Florian Beigel + ARU, Kim JongKyu
(awarded 6th place in the open first stage of over 600 entries)
The urban design is inspired by the land space of mats of the Nara Basin. Three sloping public open surfaces are proposed as urban mats linking east to west in Nara. They facilitate easy public passage gently rising over the two large dividers in the city, the railway and a large proposed new road.
The competition site forms the third and largest sloping urban stepping stone. It is conceived as a large public illuminated media floor of graduated densities, an information facade laid on the ground on which one can walk. One could say that the building is a kind of public mat on which the life of the city is acted out. This tilted ground plane is a large communication screen with banded media ranging from billboards to coloured moving images, giving information about the events in the convention halls, events in the city and the world. If the stained glass windows of Chartres Cathedral were illuminated religious stories for the Medieval age, this is perhaps a modern version of such a public media display for our time.

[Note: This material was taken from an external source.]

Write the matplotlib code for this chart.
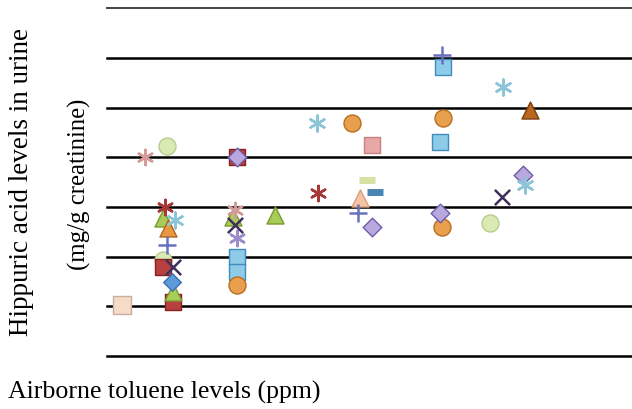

The idea is to give this piece of the city floor the architectural powers to generate direct and indirect communication between people. It is a new public meeting place where people of Nara meet each other and people from other parts of the world. An assortment of various sized public halls are arranged on this open public floor. The halls are covered with a long-span gravity stabilised hanging roof structure. The interiors of the halls have an exterior character, generating a sense of ease and informality and a feeling of openness.